ЖЕСТОКОСТЬ ВНУТРИ НАС
I
Город мертвых обрамляли деревья, тополя и карагачи, густо посаженные и уже успевшие заматереть. Голые и мокрые их ветви плотно сплетались, небо неопределенного цвета давило. Из-за шершавых стволов выглядывал гладкий мрамор обелисков. «Как грибы в лесу», — подумал Николай Петрович, бегло оглядывая памятники и деревья с гирляндами ворон на макушках. Одна ворона вдруг провалилась вниз и, замахав крыльями, грузно полетела. Оставленная ею ветка пружинила долго. «Здравствуйте, пиявки!» — сказал он про себя, обращаясь не к воронам. Предстояло самое тяжелое в этой давящей процедуре. Покойница хотела, чтобы ее похоронили рядом с сыном, которого белая горячка свела в могилу четыре года назад и в смерти которого она винила себя, ибо никто другой этой вины за собой не знал и не чувствовал. Ее последнюю волю и исполнял Николай Петрович, ее племянник. Он вошел в неказистое присутственное заведение и поискал глазами, к кому обратиться. За древним вылинявшим столиком сидела тихая женщина и оформляла покойников. Николай Петрович поздоровался и сказал, чего он хочет.
— Подхоронять — через начальника кладбища, ему надо самому посмотреть, — объяснила женщина и показала в окно человека во дворе, к которому следовало подойти.
«Карусель пущена», — подумал Николай Петрович и пошел во двор.
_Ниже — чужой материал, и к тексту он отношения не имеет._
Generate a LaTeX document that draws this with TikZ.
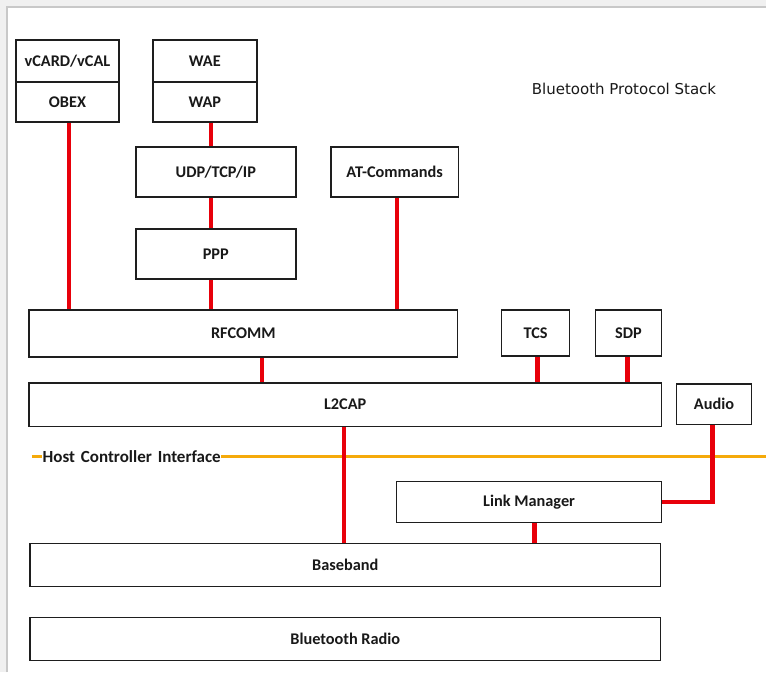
\documentclass[tikz,border=0pt]{standalone}
\usepackage{fontspec}
\setmainfont{Carlito}
\newfontfamily\titlefont{DejaVu Sans}
\definecolor{linkred}{RGB}{232,0,10}
\definecolor{hciorange}{RGB}{245,170,10}
\definecolor{framegray}{RGB}{200,200,200}
\definecolor{bandgray}{RGB}{240,240,240}
\definecolor{boxedge}{RGB}{30,30,30}
\begin{document}
\begin{tikzpicture}[x=1pt,y=-1pt,
  layerbox/.style={draw=boxedge, line width=1.6pt, fill=white, inner sep=0pt,
    font=\fontsize{16.3}{18}\selectfont\bfseries, text=black!90},
  redlink/.style={draw=linkred, line width=4.2pt},
  hciline/.style={draw=hciorange, line width=3pt}]
% canvas and frame
\fill[white] (0,0) rectangle (767,673);
\fill[bandgray] (0,0) rectangle (767,7);
\fill[bandgray] (0,0) rectangle (7,673);
\draw[framegray, line width=1.2pt] (7,673) -- (7,7) -- (767,7);
\useasboundingbox (0,0) rectangle (767,673);
% boxes
\node[layerbox, minimum width=103pt, minimum height=42pt] (vcard) at (67.5,61) {vCARD/vCAL};
\node[layerbox, minimum width=103pt, minimum height=40pt] (obex) at (67.5,102) {OBEX};
\node[layerbox, minimum width=104pt, minimum height=42pt] (wae) at (205,61) {WAE};
\node[layerbox, minimum width=104pt, minimum height=40pt] (wap) at (205,102) {WAP};
\node[layerbox, minimum width=160pt, minimum height=50pt] (udp) at (216,172) {UDP/TCP/IP};
\node[layerbox, minimum width=128pt, minimum height=50pt] (atc) at (395,172) {AT-Commands};
\node[layerbox, minimum width=160pt, minimum height=50pt] (ppp) at (216,254) {PPP};
\node[layerbox, minimum width=429pt, minimum height=47pt] (rfcomm) at (243.5,333.5) {RFCOMM};
\node[layerbox, minimum width=68pt, minimum height=46pt] (tcs) at (536,333) {TCS};
\node[layerbox, minimum width=66pt, minimum height=46pt] (sdp) at (629,333) {SDP};
\node[layerbox, minimum width=633pt, minimum height=44pt] (l2cap) at (345.5,405) {L2CAP};
\node[layerbox, minimum width=75pt, minimum height=41pt] (audio) at (714.5,404.5) {Audio};
\node[layerbox, minimum width=265pt, minimum height=41pt] (lm) at (529.5,502.5) {Link Manager};
\node[layerbox, minimum width=631pt, minimum height=43pt] (bb) at (345.5,565.5) {Baseband};
\node[layerbox, minimum width=631pt, minimum height=43pt] (radio) at (345.5,639.5) {Bluetooth Radio};
% title
\node[font=\titlefont\fontsize{15}{17}\selectfont, text=black!90] (title) at (624.5,89) {Bluetooth Protocol Stack};
% column coordinates for links
\coordinate (cobex) at (69,0);
\coordinate (cwap) at (211,0);
\coordinate (cat) at (397,0);
\coordinate (crf) at (262,0);
\coordinate (ctcs) at (538,0);
\coordinate (csdp) at (628,0);
\coordinate (cl2) at (344,0);
\coordinate (clm) at (535,0);
\coordinate (caud) at (713,0);
\coordinate (hcistart) at (32,457);
\coordinate (hciend) at (767,457);
% HCI line
\draw[hciline] (hcistart) -- (hciend);
\node[fill=white, inner sep=0.5pt, anchor=west, font=\fontsize{17}{19}\selectfont\bfseries, text=black!90] (hci) at (42,457) {Host\hspace{0.35em}Controller\hspace{0.35em}Interface};
% red links
\draw[redlink] (obex.south -| cobex) -- (rfcomm.north -| cobex);
\draw[redlink] (wap.south -| cwap) -- (udp.north -| cwap);
\draw[redlink] (udp.south -| cwap) -- (ppp.north -| cwap);
\draw[redlink] (ppp.south -| cwap) -- (rfcomm.north -| cwap);
\draw[redlink] (atc.south -| cat) -- (rfcomm.north -| cat);
\draw[redlink] (rfcomm.south -| crf) -- (l2cap.north -| crf);
\draw[redlink] (tcs.south -| ctcs) -- (l2cap.north -| ctcs);
\draw[redlink] (sdp.south -| csdp) -- (l2cap.north -| csdp);
\draw[redlink] (l2cap.south -| cl2) -- (bb.north -| cl2);
\draw[redlink] (lm.south -| clm) -- (bb.north -| clm);
\draw[redlink] (audio.south -| caud) |- (lm.east);
\end{tikzpicture}
\end{document}
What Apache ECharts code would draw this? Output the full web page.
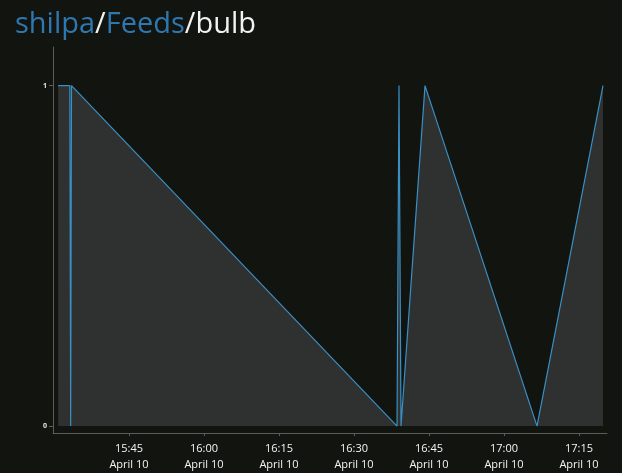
<!DOCTYPE html>
<html>
<head>
<meta charset="utf-8">
<script src="https://cdn.jsdelivr.net/npm/echarts@6/dist/echarts.min.js"></script>
<style>
html,body{margin:0;padding:0;background:#121410;}
#c{width:622px;height:473px;}
</style>
</head>
<body>
<div id="c"></div>
<script>
var times = ["2024-04-10 15:30:50","2024-04-10 15:33:10","2024-04-10 15:33:20","2024-04-10 15:33:30","2024-04-10 16:38:36","2024-04-10 16:39:00","2024-04-10 16:39:24","2024-04-10 16:44:12","2024-04-10 17:06:36","2024-04-10 17:19:48"];
var values = [1,1,0,1,0,1,0,1,0,1];
var tickTimes = ["2024-04-10 15:45","2024-04-10 16:00","2024-04-10 16:15","2024-04-10 16:30","2024-04-10 16:45","2024-04-10 17:00","2024-04-10 17:15"];
var tickDateLabel = "April 10";
var yTicks = [0,1];
var titleParts = ["shilpa","/","Feeds","/bulb"];

function ts(s){ return new Date(s.replace(' ','T')).getTime(); }
var data = times.map(function(t,i){ return [ts(t), values[i]]; });
var tickVals = tickTimes.map(ts);
function pad(n){ return (n<10?'0':'')+n; }

var chart = echarts.init(document.getElementById('c'), null, {renderer:'canvas'});
chart.setOption({
  backgroundColor:'#121410',
  animation:false,
  title:{
    left:10, top:5,
    text:'{b|'+titleParts[0]+'}{w|'+titleParts[1]+'}{b|'+titleParts[2]+'}{w|'+titleParts[3]+'}',
    textStyle:{
      fontFamily:'Open Sans', fontSize:29, fontWeight:'normal',
      rich:{
        b:{color:'#2f77b0', fontFamily:'Open Sans', fontSize:29, fontWeight:'normal'},
        w:{color:'#f2f2f2', fontFamily:'Open Sans', fontSize:29, fontWeight:'normal'}
      }
    }
  },
  grid:{left:53, top:47, right:15, bottom:36, containLabel:false},
  xAxis:{
    type:'value',
    min:ts("2024-04-10 15:29:48"),
    max:ts("2024-04-10 17:20:36"),
    splitLine:{show:false},
    axisLine:{show:true, onZero:false, lineStyle:{color:'#5a5c58', width:1}},
    axisTick:{show:true, customValues:tickVals, length:3, lineStyle:{color:'#5a5c58'}},
    axisLabel:{
      customValues:tickVals,
      color:'#f4f4f4', fontFamily:'Open Sans', fontSize:11, lineHeight:16, margin:8,
      formatter:function(v){ var d=new Date(v); return pad(d.getHours())+':'+pad(d.getMinutes())+'\n'+tickDateLabel; }
    }
  },
  yAxis:{
    type:'value',
    min:-0.0203, max:1.1134,
    splitLine:{show:false},
    axisLine:{show:true, onZero:false, lineStyle:{color:'#5a5c58', width:1}},
    axisTick:{show:true, customValues:yTicks, length:4, lineStyle:{color:'#5a5c58'}},
    axisLabel:{customValues:yTicks, color:'#e8e4e4', fontFamily:'Open Sans', fontSize:7, margin:6, fontWeight:'bold'}
  },
  series:[{
    type:'line',
    data:data,
    symbol:'none',
    lineStyle:{color:'#3a8fc4', width:1.2},
    areaStyle:{color:'#2f3030', opacity:1},
    itemStyle:{color:'#3a8fc4'}
  }]
});
</script>
</body>
</html>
Мужчина выслушал его и сказал:
— Между могилами должно быть два с половиной метра, тогда, уважаемый, пожалуйста.
— Метра два там есть, это точно, покойница сама позаботилась, — сказал Николай Петрович.
— Вы говорите, сыночек ее четыре года как помер? Мало. Только через двадцать лет дозволяется…
— Поехали, посмотрим.
— Какая карта?
— Сто четвертая.
— Ого!
Это прозвучало как «край света».
Замельтешили памятники и коричневые стволы. Хозяин кладбища отрешенно молчал. «Сколько он с меня выжмет?» — подумал Николай Петрович. Сейчас это не имело значения. Правила игры устанавливались не им, от него только требовалось их соблюдение. Постепенно он перестал замечать мелькающий фон.
II
Ночной звонок вырвал Николая Петровича из объятий сна. «Муся? — подумал он. — Отмучилась, бедная? Сейчас мне это скажут».
— Папа! Муся уже все, отошла, — зачастил Ашот, его зять. — «Скорая» пока здесь, но все, все! Приезжайте.